L'objet n'est pas d'apprécier la pertinence des mesures prises, le job a été fait.

Mais de souligner l'inadaptation au monde actuel du centrage de la vie politique d'un Etat sur un seul homme, de qui on peut attendre tout, parce qu'il est présumé qu'il a le pouvoir de tout faire.

Car au bout du mandat, il ne restera presque rien du programme du candidat. Quelques lois certes, mais rien de la vision du monde qui l'a conduit à vouloir diriger l'Etat.

Le tout libre-échange a du plomb dans l'aile, l'obsession du respect de critères financiers est derrière nous, les derniers de cordée se sont révélés sacrément utiles, et les méprisés et oubliés d'hier ont montré qu'une société n'est pas faite que d'énarques et dirigeants d'entreprises, l'inégalité des rémunérations des uns et des autres a éclaté avec violence, le service public a montré qu'il était essentiel à la bonne santé d'une nation.

 

Des valeurs plus qu'une vision

Chaque président voit le monde et la projection qu'il en fait par le prisme de la classe d'où il vient. La réalité impose presque toujours d'autres regards.

Macron a la capacité de ce bouleversement de vision, bien sûr, et il saura faire la synthèse des propositions et conseils qu'il sollicite auprès des plus grands experts.

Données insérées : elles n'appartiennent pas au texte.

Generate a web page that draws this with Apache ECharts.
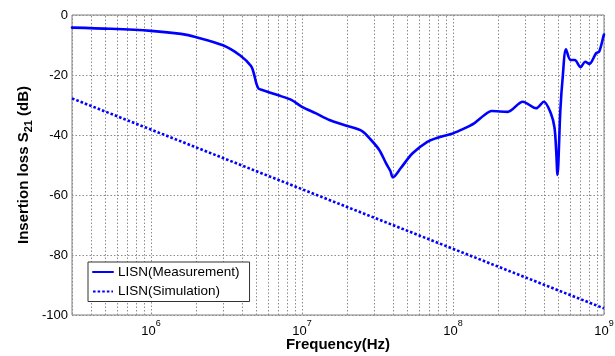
<!DOCTYPE html>
<html>
<head>
<meta charset="utf-8">
<script src="https://cdn.jsdelivr.net/npm/echarts@6/dist/echarts.min.js"></script>
<style>
  html, body { margin: 0; padding: 0; background: #fff; }
  #chart { width: 615px; height: 356px; }
</style>
</head>
<body>
<div id="chart"></div>
<script>
// Measured S21 of the LISN, [frequency in Hz, dB]
const measurement = [
  [3e5, -4.2], [5.4e5, -4.6], [1e6, -5.3], [1.58e6, -6.3], [2e6, -7.4],
  [3e6, -10.1], [3.9e6, -13.5], [4.6e6, -17.0], [4.8e6, -19.5], [5.0e6, -23.0],
  [5.15e6, -24.5], [5.4e6, -24.9], [6.9e6, -26.7], [8.5e6, -28.3], [1.0e7, -30.6],
  [1.24e7, -32.8], [1.52e7, -35.0], [2.0e7, -37.0], [2.5e7, -38.7], [2.85e7, -41.5],
  [3.25e7, -45.0], [3.6e7, -49.4], [3.85e7, -52.0], [4.0e7, -54.1], [4.5e7, -51.1],
  [5.4e7, -46.1], [6.8e7, -42.2], [8.0e7, -40.8], [9.7e7, -39.7], [1.13e8, -38.3],
  [1.38e8, -36.1], [1.6e8, -33.5], [1.8e8, -32.0], [2.3e8, -32.3], [2.9e8, -28.9],
  [3.55e8, -31.1], [4.0e8, -28.9], [4.45e8, -32.8], [4.7e8, -37.5], [4.82e8, -45.0],
  [4.92e8, -53.3], [5.14e8, -31.7], [5.33e8, -20.6], [5.6e8, -11.4], [6.0e8, -15.0],
  [6.4e8, -15.0], [7.0e8, -17.4], [7.5e8, -15.6], [8.0e8, -16.3], [8.85e8, -12.8],
  [9.3e8, -12.2], [9.95e8, -6.8], [1e9, -6.5]
];

// Simulated S21 (straight -20 dB/decade roll-off)
const simulation = [[3e5, -27.8], [1e9, -97.8]];

const seriesNames = ['LISN(Measurement)', 'LISN(Simulation)'];
const yTicks = { min: -100, max: 0, step: 20 };
const xRange = { min: 3e5, max: 1e9 };

// Minor log grid lines at 2..9 x 10^n inside the x range
const minorGrid = [];
for (let d = 5; d <= 8; d++) {
  for (let m = 2; m <= 9; m++) {
    const v = m * Math.pow(10, d);
    if (v > xRange.min && v < xRange.max) minorGrid.push({ xAxis: v });
  }
}

const font = "'Liberation Sans', Arial, sans-serif";
const gridLine = { color: '#8c8c8c', width: 1, type: [1.5, 2] };

const chart = echarts.init(document.getElementById('chart'), null, { renderer: 'canvas' });
chart.setOption({
  animation: false,
  backgroundColor: '#fff',
  textStyle: { fontFamily: font },
  grid: {
    left: 72, right: 11, top: 15, bottom: 41,
    containLabel: false,
    outerBoundsMode: 'none',
    show: true, borderColor: '#808080', borderWidth: 1, backgroundColor: '#fff'
  },
  legend: {
    orient: 'vertical',
    left: 88, top: 262,
    padding: [3, 10, 3, 4],
    itemWidth: 20, itemHeight: 14, itemGap: 5.5,
    backgroundColor: '#fff',
    borderColor: '#333', borderWidth: 1, borderRadius: 0,
    itemStyle: { opacity: 0 },
    textStyle: { fontFamily: font, fontSize: 13.5, color: '#000' },
    data: seriesNames
  },
  xAxis: {
    type: 'log', logBase: 10,
    min: xRange.min, max: xRange.max,
    axisLine: { show: false },
    axisTick: { show: false },
    splitLine: { show: true, lineStyle: gridLine },
    axisLabel: {
      margin: 4,
      formatter: function (v) {
        const e = Math.log10(v);
        if (Math.abs(e - Math.round(e)) > 1e-6) return '';
        return '{b|10}{s|' + Math.round(e) + '}';
      },
      rich: {
        b: { fontFamily: font, fontSize: 13, color: '#000' },
        s: { fontFamily: font, fontSize: 9, color: '#000', padding: [0, 0, 15, 0] }
      }
    },
    name: 'Frequency(Hz)',
    nameLocation: 'middle',
    nameMoveOverlap: false,
    nameGap: 22,
    nameTextStyle: { fontFamily: font, fontSize: 15, fontWeight: 'bold', color: '#000' }
  },
  yAxis: {
    type: 'value',
    min: yTicks.min, max: yTicks.max, interval: yTicks.step,
    axisLine: { show: false },
    axisTick: { show: false },
    splitLine: { show: true, lineStyle: gridLine },
    axisLabel: { margin: 4, fontFamily: font, fontSize: 13, color: '#000' },
    name: '{a|Insertion loss S}{b|21}{a| (dB)}',
    nameLocation: 'middle',
    nameMoveOverlap: false,
    nameRotate: 90,
    nameGap: 38,
    nameTextStyle: {
      rich: {
        a: { fontFamily: font, fontSize: 15, fontWeight: 'bold', color: '#000' },
        b: { fontFamily: font, fontSize: 11, fontWeight: 'bold', color: '#000', padding: [9, 0, 0, 0] }
      }
    }
  },
  series: [
    {
      name: seriesNames[0],
      type: 'line',
      data: measurement,
      symbol: 'none',
      smooth: 0.3,
      z: 3,
      itemStyle: { color: '#0000ff' },
      lineStyle: { color: '#0000ff', width: 2.6, join: 'round', cap: 'round' }
    },
    {
      name: seriesNames[1],
      type: 'line',
      data: simulation,
      symbol: 'none',
      z: 3,
      itemStyle: { color: '#0000ff' },
      lineStyle: { color: '#0000ff', width: 2.6, type: [2.6, 2], cap: 'butt' },
      markLine: {
        silent: true,
        z: 1,
        symbol: ['none', 'none'],
        label: { show: false },
        emphasis: { disabled: true },
        lineStyle: gridLine,
        data: minorGrid
      }
    }
  ]
});
</script>
</body>
</html>
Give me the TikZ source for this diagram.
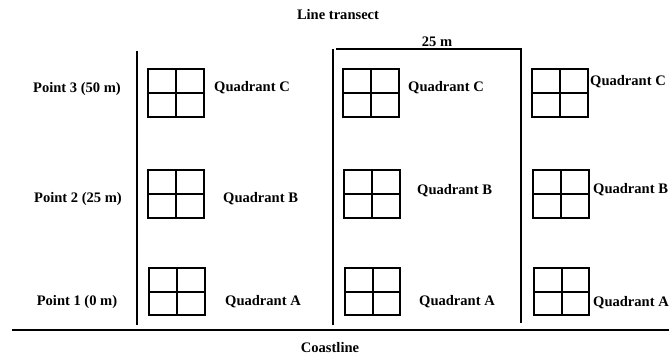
\documentclass[tikz,border=0pt]{standalone}
\usepackage{fontspec}
\setmainfont{Liberation Serif}
\usepackage{tikz}

\begin{document}
\begin{tikzpicture}[x=1bp,y=-1bp,
  every node/.style={font=\fontsize{14.6}{16}\selectfont\bfseries,inner sep=0pt},
  quadrant/.style={line width=1.4bp}]

\useasboundingbox (0,0) rectangle (669,356) ;

\node (title) at (338,15) {Line transect} ;
\node (width) at (437,42) {25 m} ;
\node (coast) at (330,348) {Coastline} ;

\draw [line width=1.6bp] (137,51) -- (137,325) ;
\draw [line width=1.6bp] (333,325) -- (333,49) ;
\draw [line width=1.6bp] (336,49) -- (521,49) -- (521,323) ;
\draw [line width=2bp] (12,330) -- (669,330) ;

\node (pt3) at (77,89) {Point 3 (50 m)} ;
\node (pt2) at (78,199) {Point 2 (25 m)} ;
\node (pt1) at (77,302) {Point 1 (0 m)} ;

\draw [quadrant] (148,69) rectangle ++(56,48) (176,69) -- ++(0,48) (148,93) -- ++(56,0) ;
\draw [quadrant] (148,170) rectangle ++(56,48) (176,170) -- ++(0,48) (148,194) -- ++(56,0) ;
\draw [quadrant] (149,268) rectangle ++(56,47) (177,268) -- ++(0,47) (149,292) -- ++(56,0) ;
\draw [quadrant] (343,69) rectangle ++(56,48) (371,69) -- ++(0,48) (343,93) -- ++(56,0) ;
\draw [quadrant] (344,170) rectangle ++(56,48) (372,170) -- ++(0,48) (344,194) -- ++(56,0) ;
\draw [quadrant] (345,268) rectangle ++(55,47) (373,268) -- ++(0,47) (345,292) -- ++(55,0) ;
\draw [quadrant] (532,69) rectangle ++(56,48) (560,69) -- ++(0,48) (532,93) -- ++(56,0) ;
\draw [quadrant] (533,170) rectangle ++(56,48) (561,170) -- ++(0,48) (533,194) -- ++(56,0) ;
\draw [quadrant] (534,268) rectangle ++(55,47) (562,268) -- ++(0,47) (534,292) -- ++(55,0) ;

\node [anchor=west] (qc1) at (214,88) {Quadrant C} ;
\node [anchor=west] (qb1) at (223,199) {Quadrant B} ;
\node [anchor=west] (qa1) at (225,302) {Quadrant A} ;
\node [anchor=west] (qc2) at (408,88) {Quadrant C} ;
\node [anchor=west] (qb2) at (417,191) {Quadrant B} ;
\node [anchor=west] (qa2) at (419,302) {Quadrant A} ;
\node [anchor=west] (qc3) at (590,82) {Quadrant C} ;
\node [anchor=west] (qb3) at (593,190) {Quadrant B} ;
\node [anchor=west] (qa3) at (593,303) {Quadrant A} ;

\end{tikzpicture}
\end{document}
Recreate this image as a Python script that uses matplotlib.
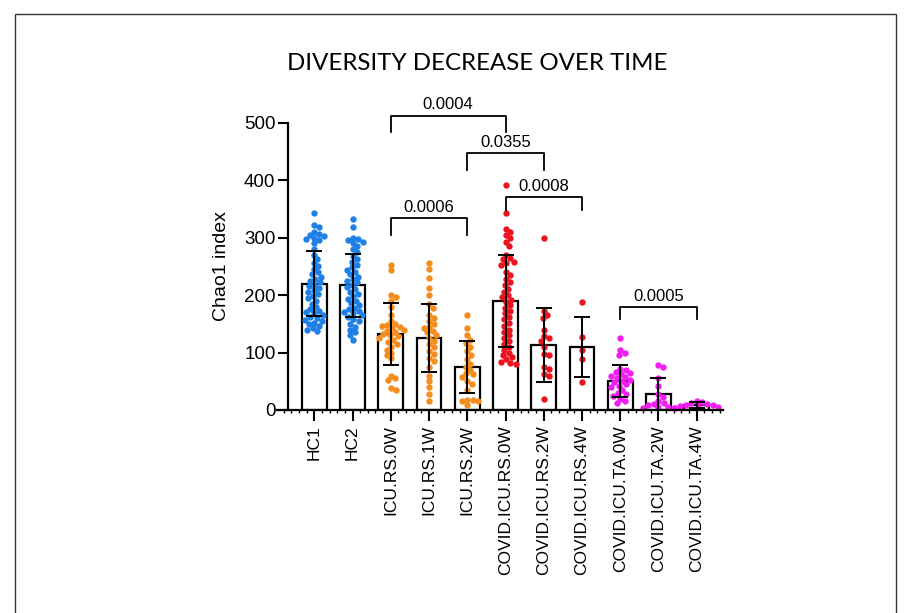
import numpy as np
import matplotlib
matplotlib.use("Agg")
import matplotlib.pyplot as plt
from matplotlib.patches import Rectangle
from matplotlib.ticker import MultipleLocator

# ---------------- data ----------------
categories = ["HC1", "HC2", "ICU.RS.0W", "ICU.RS.1W", "ICU.RS.2W",
              "COVID.ICU.RS.0W", "COVID.ICU.RS.2W", "COVID.ICU.RS.4W",
              "COVID.ICU.TA.0W", "COVID.ICU.TA.2W", "COVID.ICU.TA.4W"]

means = [220, 217, 132, 126, 75, 190, 113, 110, 50, 27, 9]
sds = [57, 55, 54, 59, 45, 80, 64, 52, 28, 29, 5]

hc1 = [342, 322, 318, 310, 306, 305, 302, 300, 298, 296, 290, 280, 270, 262, 255,
       250, 245, 240, 236, 232, 228, 225, 222, 218, 215, 212, 208, 205, 202, 198,
       195, 190, 185, 180, 176, 172, 170, 168, 165, 162, 160, 157, 155, 152, 150,
       147, 143, 140, 138]
hc2 = [333, 318, 300, 298, 295, 292, 290, 285, 280, 275, 268, 262, 258, 252, 248,
       244, 240, 236, 232, 228, 225, 222, 218, 214, 210, 206, 202, 198, 194, 190,
       186, 182, 178, 175, 172, 170, 168, 165, 162, 158, 155, 150, 145, 140, 135,
       130, 122]
icu_rs_0w = [253, 243, 200, 196, 190, 180, 165, 155, 150, 148, 146, 145, 143, 140,
             138, 135, 132, 130, 128, 125, 122, 118, 115, 110, 105, 100, 95, 90, 60,
             55, 52, 38, 35]
icu_rs_1w = [255, 245, 230, 212, 200, 185, 178, 165, 160, 155, 150, 145, 142, 138,
             135, 130, 125, 120, 115, 110, 102, 98, 90, 85, 75, 60, 50, 40, 28, 15]
icu_rs_2w = [166, 142, 130, 122, 116, 110, 102, 95, 88, 80, 75, 70, 65, 62, 58, 50,
             45, 35, 18, 17, 16, 15, 8]
covid_rs_0w = [391, 342, 315, 310, 305, 300, 292, 285, 270, 265, 262, 258, 255, 252,
               240, 235, 228, 222, 218, 210, 205, 200, 196, 192, 188, 182, 178, 172,
               168, 162, 158, 152, 146, 140, 135, 130, 125, 120, 115, 110, 105, 100,
               96, 92, 88, 84, 82, 80]
covid_rs_2w = [299, 172, 165, 160, 140, 128, 125, 120, 110, 98, 95, 75, 72, 62, 60, 20]
covid_rs_4w = [188, 127, 105, 88, 49]
covid_ta_0w = [125, 105, 100, 96, 72, 70, 66, 64, 62, 60, 57, 55, 52, 50, 48, 45, 42,
               40, 35, 30, 28, 25, 20, 15, 12]
covid_ta_2w = [78, 74, 55, 42, 28, 22, 15, 12, 10, 8, 6, 5, 4, 3]
covid_ta_4w = [15, 14, 12, 10, 9, 8, 7, 6, 5, 4]

groups = [hc1, hc2, icu_rs_0w, icu_rs_1w, icu_rs_2w, covid_rs_0w, covid_rs_2w,
          covid_rs_4w, covid_ta_0w, covid_ta_2w, covid_ta_4w]

# comparisons: (left index, right index, p-value label, bracket height, drop-to height)
comparisons = [(2, 5, "0.0004", 512, 484),
               (4, 6, "0.0355", 447, 418),
               (2, 4, "0.0006", 334, 305),
               (5, 7, "0.0008", 370, 348),
               (8, 10, "0.0005", 179, 158)]

yticks = [0, 100, 200, 300, 400, 500]

# ---------------- style ----------------
blue = "#1E80E6"
orange = "#F58C1E"
red = "#EB141E"
magenta = "#F01EF0"
group_colors = [blue, blue, orange, orange, orange, red, red, red,
                magenta, magenta, magenta]

plt.rcParams['font.family'] = ['Liberation Sans', 'DejaVu Sans']

W, H = 909, 613
fig = plt.figure(figsize=(W / 100, H / 100), dpi=100)

x0_px, x1_px = 277, 723
y0_px, y1_px = 410, 122.7
ax = fig.add_axes([x0_px / W, 1 - y0_px / H, (x1_px - x0_px) / W, (y0_px - y1_px) / H])

first_center_px = 314.3
spacing_px = 38.24
xlim_left = (x0_px - first_center_px) / spacing_px
xlim_right = (x1_px - first_center_px) / spacing_px
ax.set_xlim(xlim_left, xlim_right)
ax.set_ylim(0, 500)

px_per_unit_y = (y0_px - y1_px) / 500.0
px_per_unit_x = spacing_px


def swarm(vals, diam):
    """Greedy beeswarm offsets (in x data units) for values."""
    order = np.argsort(vals)[::-1]
    placed = []
    offs = np.zeros(len(vals))
    cands = [0.0]
    for k in range(1, 120):
        cands += [k * 0.5, -k * 0.5]
    for i in order:
        yp = vals[i] * px_per_unit_y
        for c in cands:
            ok = True
            for (px, py) in placed:
                if (c - px) ** 2 + (yp - py) ** 2 < diam ** 2:
                    ok = False
                    break
            if ok:
                placed.append((c, yp))
                offs[i] = c / px_per_unit_x
                break
    return offs


xpos = np.arange(len(categories))
ax.bar(xpos, means, width=0.65, facecolor="white", edgecolor="black",
       linewidth=1.6, zorder=1)

for i, vals in enumerate(groups):
    v = np.array(vals, dtype=float)
    offs = swarm(v, 5.3)
    ax.scatter(xpos[i] + offs, v, s=21, color=group_colors[i], linewidths=0,
               zorder=2, clip_on=False)

ax.errorbar(xpos, means, yerr=sds, fmt="none", ecolor="black", elinewidth=1.4,
            capsize=6, capthick=1.4, zorder=3)

# axes styling
for s in ["top", "right"]:
    ax.spines[s].set_visible(False)
ax.spines["left"].set_position(("data", (288 - first_center_px) / spacing_px))
ax.spines["left"].set_bounds(0, 500)
ax.spines["left"].set_linewidth(1.6)
ax.spines["bottom"].set_linewidth(1.6)
ax.set_yticks(yticks)
ax.set_yticklabels([str(t) for t in yticks], fontsize=13.5)
ax.tick_params(axis="y", direction="out", length=7, width=1.5, pad=2)
ax.set_xticks(xpos)
ax.set_xticklabels(categories, rotation=90, fontsize=12.5)
ax.tick_params(axis="x", direction="out", length=8, width=1.5, pad=3)
ax.xaxis.set_minor_locator(MultipleLocator(0.2))
ax.tick_params(axis="x", which="minor", direction="out", length=2.5, width=1)
ax.set_ylabel("Chao1 index", fontsize=14, labelpad=10)

# significance brackets
for (a, b, lab, h, d) in comparisons:
    ax.plot([a, a, b, b], [d, h, h, d], color="black", lw=1.3, clip_on=False,
            zorder=4)
    ax.text((a + b) / 2, h + 6, lab, ha="center", va="bottom", fontsize=12,
            clip_on=False)

# title
fig.text(477 / W, 1 - 63 / H, "DIVERSITY DECREASE OVER TIME", ha="center",
         va="center", fontsize=17.3, family=["Lato", "DejaVu Sans"])

# outer frame
fig.patches.append(Rectangle((15 / W, -0.1), (896 - 15) / W, 1.1 - 14 / H,
                             transform=fig.transFigure, fill=False,
                             edgecolor="#333333", linewidth=1.0))

fig.savefig("out.png", dpi=100)
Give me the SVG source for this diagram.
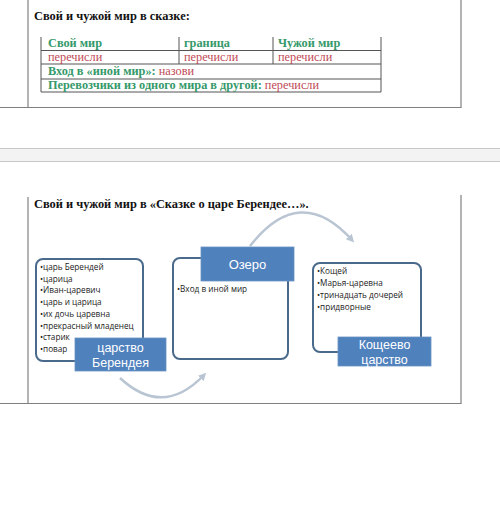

Mais ne peut-on pas s'interroger sur la pertinence d'un système qui pétend reposer sur la vision d'un seul homme, que l'évolution du monde rendra très vite sans lien avec la réalité ?

 

Machine à désespoir

Dans ce contexte, la personnalisation du pouvoir telle qu'on la vit en France est d'un autre âge. Elle laisse à penser que le président peut tout, et que tout est de sa faute quand ça va mal. Cela génère le rêve, l'irresponsabilité, le désespoir aussi. Cela affaiblit la démocratie en rendant inutile la recherche du consensus. Si on ajoute à cela l'immense ambiguïté causée par la dualité des pouvoirs entre président et premier ministre, le temps est venu de passer à autre chose.

Dans deux ans, les nouvelles présidentielles vont encore voir surgir des hommes et des femmes qui se proclameront providentiels, nous faisant croire qu'ils ont tout compris de la complexité du monde, nous promettant tout et son contraire, comme si tout était possible.

Les nantis ne le croiront pas, qui n'attendent rien précisément du pouvoir. Mais les autres qui ont besoin d'y croire y croiront, alimentant le flot des déçus, qui deviendront des révoltés désespérés.

Le super président est une machine à désespoir.  

Il faut que la France modifie sa constitution, pour que le pays cesse de croire tous les cinq ans à l'arrivée d'un messie président tout puissant, de qui viendra tout le bien et aussi tout le mal.

C'est stupide, et totalement inadapté au monde d'aujourd'hui, ouvert, connecté, et d'une complexité infinie.